Washington / Federal Affairs
April 18, 2008
- Senators Introduce Tax Extenders Measure
- House Ways & Means Committee Clears Extended Unemployment Benefits Bill
- Senator Calls for More Transparency in Nanotech Initiative
- Ex-Senate Leaders Taking on Healthcare Reform
Senators Introduce Tax Extenders Measure
- After much discussion, Senate Finance Chairman Baucus and ranking member Grassley introduced a $100 billion+ bill to extend tax breaks that have expired or will expire this year, including an increase in the alternative minimum tax exemption for 2008 and a two year extension of the research and development credit. The measure also extends a series of renewable energy incentives, the state sales tax deduction and a qualified tuition deduction, among others.
House Ways & Means Committee Clears Extended Unemployment Benefits Bill
- The House Ways & Means Committee adopted a bill to extend jobless benefits to unemployed workers an additional 13 weeks and an additional 13 weeks in states where the unemployment rate exceeds 6 percent. Negotiations were still under way with House and Senate leaders on whether to incorporate the bill in a must-pass war funding bill likely to come to the floor next month. Attaching to the war funding bill would allow the bill to skirt "pay-go" rules that could require offsets to pay for the $12 billion in the federal unemployment compensation trust fund that the bill would cost.
Senator Calls for More Transparency in Nanotech Initiative
- The federal government's $1.5 billion nanotechnology initiative should pay more attention to environmental, health and safety research and describe its work more clearly to the public, according to House Science Chairman Bart Gordon. Gordon made his comments as his panel was considering a draft reauthorization bill to allocate 10 percent of the National Nanotechnology Initiative's research budget to environmental issues, health and safety. The five-year old initiative, which is funded by 13 agencies, has acknowledged the importance of risk-reduction activities but has been slow to put in place a "well designed, adequately funded and effectively executed research program," according to Gordon.

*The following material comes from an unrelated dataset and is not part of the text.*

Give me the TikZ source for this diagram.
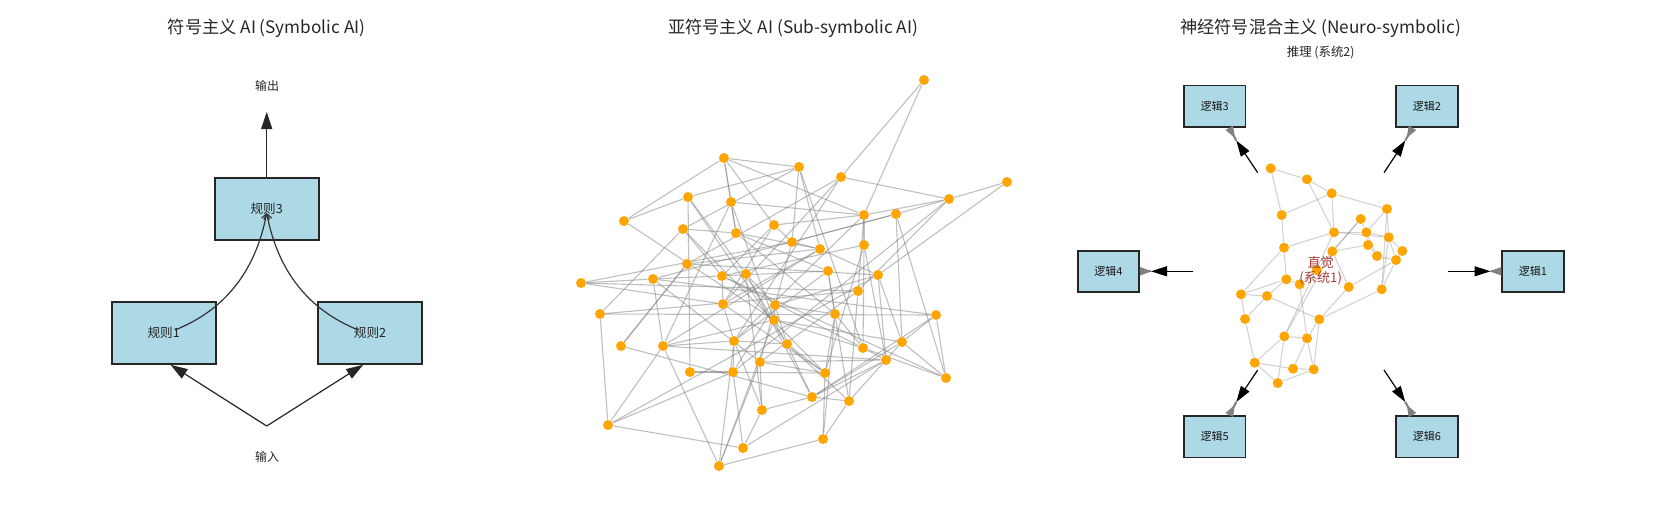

Ex-Senate Leaders Taking on Healthcare Reform
- Four former Senate majority leaders are teaming up to develop recommendations for Congress on reforming the nation's healthcare system, announced at a news conference hosted by the Bipartisan Policy Center. The senators will each oversee forums on four pillars for reform: improving quality and value, improving access, ensuring a strong role for consumers, and finding a way to finance it. Former senators Dole, Mitchell, Daschle and Baker will wait until after the presidential election to make their recommendations.